<<<<

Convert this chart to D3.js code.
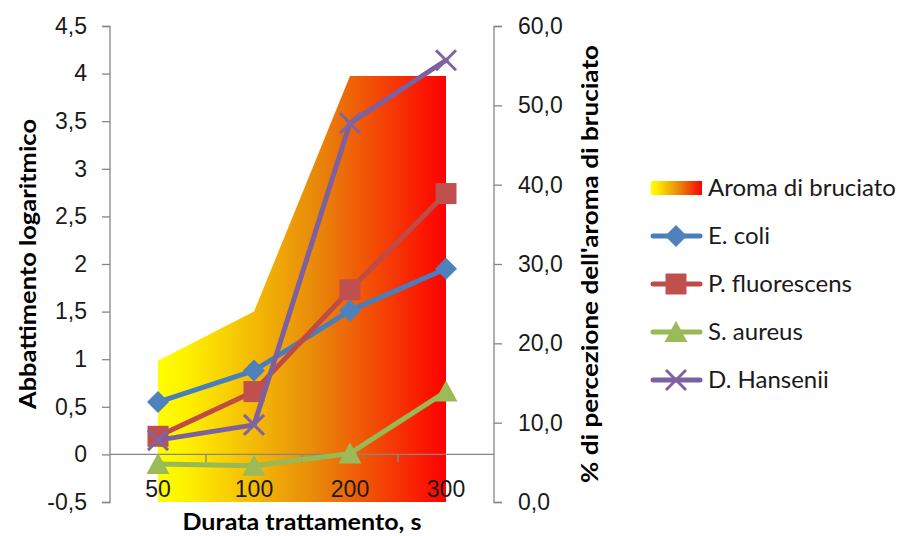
<!DOCTYPE html>
<html>
<head>
<meta charset="utf-8">
<script src="https://cdn.jsdelivr.net/npm/d3@7"></script>
<style>
  html, body { margin: 0; padding: 0; background: #fff; }
  svg { display: block; font-family: Lato, "Open Sans", sans-serif; }
</style>
</head>
<body>
<svg id="chart" width="905" height="536"></svg>
<script>
// Treatment durations (s)
const categories = ["50", "100", "200", "300"];

// Log reduction per organism (left axis)
const ecoli = [0.55, 0.88, 1.51, 1.95];
const pfluorescens = [0.19, 0.66, 1.73, 2.74];
const saureus = [-0.10, -0.12, 0.01, 0.66];
const dhansenii = [0.15, 0.31, 3.48, 4.14];

// Burnt-aroma perception, % (right axis)
const aroma = [17.8, 24.0, 53.7, 53.7];

// Axis tick values
const leftTicks = [-0.5, 0, 0.5, 1, 1.5, 2, 2.5, 3, 3.5, 4, 4.5];
const rightTicks = [0, 10, 20, 30, 40, 50, 60];

const series = [
  { name: "E. coli", values: ecoli, line: "#4A7EBB", fill: "#4F81BD", shape: "diamond" },
  { name: "P. fluorescens", values: pfluorescens, line: "#BE4B48", fill: "#C0504D", shape: "square" },
  { name: "S. aureus", values: saureus, line: "#98B954", fill: "#9BBB59", shape: "triangle" },
  { name: "D. Hansenii", values: dhansenii, line: "#7D60A0", fill: "#8064A2", shape: "cross" }
];

const svg = d3.select("#chart");
const plot = { left: 110, right: 494, top: 26, bottom: 502 };

const x = d3.scaleBand().domain(categories).range([plot.left, plot.right]).paddingInner(0).paddingOuter(0);
const cx = c => x(c) + x.bandwidth() / 2;
const yL = d3.scaleLinear().domain([-0.5, 4.5]).range([plot.bottom, plot.top]);
const yR = d3.scaleLinear().domain([0, 60]).range([plot.bottom, plot.top]);

const fmtComma = v => (Number.isInteger(v) ? String(v) : v.toFixed(1)).replace(".", ",");
const fmtRight = v => v.toFixed(1).replace(".", ",");

const defs = svg.append("defs");
function addGradient(id, units, x1, x2) {
  const g = defs.append("linearGradient").attr("id", id)
    .attr("gradientUnits", units)
    .attr("x1", x1).attr("x2", x2).attr("y1", 0).attr("y2", 0);
  g.append("stop").attr("offset", "0").attr("stop-color", "#FFFF00");
  g.append("stop").attr("offset", "0.1").attr("stop-color", "#FFF000");
  g.append("stop").attr("offset", "0.55").attr("stop-color", "#E8880A");
  g.append("stop").attr("offset", "1").attr("stop-color", "#FF0000");
}
addGradient("aromaGrad", "userSpaceOnUse", cx("50"), cx("300"));
addGradient("aromaGradLegend", "objectBoundingBox", 0, 1);

// Aroma area on the secondary axis
const area = d3.area()
  .x((d, i) => cx(categories[i]))
  .y0(yR(0))
  .y1(d => yR(d));
svg.append("path").datum(aroma).attr("d", area).attr("fill", "url(#aromaGrad)");

const axisColor = "#868686";
const tickFont = "23px";

// Left axis
const gL = svg.append("g").attr("transform", `translate(${plot.left},0)`)
  .call(d3.axisLeft(yL).tickValues(leftTicks).tickFormat(fmtComma).tickSize(8).tickPadding(15));
// Right axis
const gR = svg.append("g").attr("transform", `translate(${plot.right},0)`)
  .call(d3.axisRight(yR).tickValues(rightTicks).tickFormat(fmtRight).tickSize(8).tickPadding(16));

[gL, gR].forEach(g => {
  g.select(".domain").attr("stroke", axisColor).attr("stroke-width", 1.3);
  g.selectAll(".tick line").attr("stroke", axisColor).attr("stroke-width", 1.3);
  g.selectAll(".tick text").attr("fill", "#1a1a1a").style("font-size", tickFont);
});
gL.select(".domain").attr("d", `M-8,${plot.top + 0.5}H0V${plot.bottom + 0.5}H-8`);
gR.select(".domain").attr("d", `M8,${plot.top + 0.5}H0V${plot.bottom + 0.5}H8`);

// Category axis at zero of the primary axis
const y0 = yL(0);
svg.append("line").attr("x1", plot.left).attr("x2", plot.right)
  .attr("y1", y0).attr("y2", y0).attr("stroke", axisColor).attr("stroke-width", 1.3);
categories.slice(1).forEach(c => {
  svg.append("line").attr("x1", x(c)).attr("x2", x(c))
    .attr("y1", y0).attr("y2", y0 + 8).attr("stroke", axisColor).attr("stroke-width", 1.3);
});
const gX = svg.append("g").attr("transform", `translate(0,${plot.bottom - 13})`)
  .call(d3.axisBottom(x).tickSize(0).tickPadding(0));
gX.select(".domain").remove();
gX.selectAll(".tick text").attr("fill", "#1a1a1a").style("font-size", tickFont)
  .attr("dy", "0.35em").attr("y", 0);

// Marker shapes
function marker(g, shape, fill) {
  if (shape === "diamond") {
    g.append("path").attr("d", "M0,-11L11,0L0,11L-11,0Z").attr("fill", fill);
  } else if (shape === "square") {
    g.append("rect").attr("x", -10.5).attr("y", -10.5).attr("width", 21).attr("height", 21).attr("fill", fill);
  } else if (shape === "triangle") {
    g.append("path").attr("d", "M0,-11L11.5,10L-11.5,10Z").attr("fill", fill);
  } else {
    g.append("path").attr("d", "M-10,-10L10,10M-10,10L10,-10")
      .attr("stroke", fill).attr("stroke-width", 3).attr("fill", "none");
  }
}

const line = d3.line().x((d, i) => cx(categories[i])).y(d => yL(d));
series.forEach(s => {
  const g = svg.append("g");
  g.append("path").datum(s.values).attr("d", line)
    .attr("fill", "none").attr("stroke", s.line).attr("stroke-width", 5)
    .attr("stroke-linejoin", "round").attr("stroke-linecap", "round");
  s.values.forEach((v, i) => {
    const m = g.append("g").attr("transform", `translate(${cx(categories[i])},${yL(v)})`);
    marker(m, s.shape, s.fill);
  });
});

// Axis titles
function title(sel, len) {
  return sel.attr("text-anchor", "middle").style("font-size", "23px").style("font-weight", "bold")
    .attr("fill", "#000").attr("textLength", len).attr("lengthAdjust", "spacingAndGlyphs");
}
title(svg.append("text")
  .attr("transform", `translate(36,${(plot.top + plot.bottom) / 2}) rotate(-90)`), 290)
  .text("Abbattimento logaritmico");
title(svg.append("text")
  .attr("transform", `translate(598,${(plot.top + plot.bottom) / 2}) rotate(-90)`), 438)
  .text("% di percezione dell'aroma di bruciato");
title(svg.append("text")
  .attr("x", (plot.left + plot.right) / 2).attr("y", 530), 239)
  .text("Durata trattamento, s");

// Legend
const legend = svg.append("g").attr("transform", "translate(651,0)");
const legendRows = [{ name: "Aroma di bruciato", area: true }].concat(series);
legendRows.forEach((r, i) => {
  const yy = 188 + i * 48;
  const g = legend.append("g").attr("transform", `translate(0,${yy})`);
  if (r.area) {
    g.append("rect").attr("x", 0).attr("y", -7).attr("width", 51).attr("height", 14)
      .attr("fill", "url(#aromaGradLegend)");
  } else {
    g.append("line").attr("x1", 2).attr("x2", 49).attr("y1", 0).attr("y2", 0)
      .attr("stroke", r.line).attr("stroke-width", 5).attr("stroke-linecap", "round");
    const m = g.append("g").attr("transform", "translate(25,0)");
    marker(m, r.shape, r.fill);
  }
  g.append("text").attr("x", 57).attr("y", 0).attr("dy", "0.35em")
    .style("font-size", "24px").attr("fill", "#1a1a1a").text(r.name);
});
</script>
</body>
</html>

>>>>

Problem to solve:
From the first line of the material down to the line containing "26, bottom: 502", inclusive, return each line exactly, skipping any picture.

Solution to the problem:
Convert this chart to D3.js code.
<!DOCTYPE html>
<html>
<head>
<meta charset="utf-8">
<script src="https://cdn.jsdelivr.net/npm/d3@7"></script>
<style>
  html, body { margin: 0; padding: 0; background: #fff; }
  svg { display: block; font-family: Lato, "Open Sans", sans-serif; }
</style>
</head>
<body>
<svg id="chart" width="905" height="536"></svg>
<script>
// Treatment durations (s)
const categories = ["50", "100", "200", "300"];

// Log reduction per organism (left axis)
const ecoli = [0.55, 0.88, 1.51, 1.95];
const pfluorescens = [0.19, 0.66, 1.73, 2.74];
const saureus = [-0.10, -0.12, 0.01, 0.66];
const dhansenii = [0.15, 0.31, 3.48, 4.14];

// Burnt-aroma perception, % (right axis)
const aroma = [17.8, 24.0, 53.7, 53.7];

// Axis tick values
const leftTicks = [-0.5, 0, 0.5, 1, 1.5, 2, 2.5, 3, 3.5, 4, 4.5];
const rightTicks = [0, 10, 20, 30, 40, 50, 60];

const series = [
  { name: "E. coli", values: ecoli, line: "#4A7EBB", fill: "#4F81BD", shape: "diamond" },
  { name: "P. fluorescens", values: pfluorescens, line: "#BE4B48", fill: "#C0504D", shape: "square" },
  { name: "S. aureus", values: saureus, line: "#98B954", fill: "#9BBB59", shape: "triangle" },
  { name: "D. Hansenii", values: dhansenii, line: "#7D60A0", fill: "#8064A2", shape: "cross" }
];

const svg = d3.select("#chart");
const plot = { left: 110, right: 494, top: 26, bottom: 502 };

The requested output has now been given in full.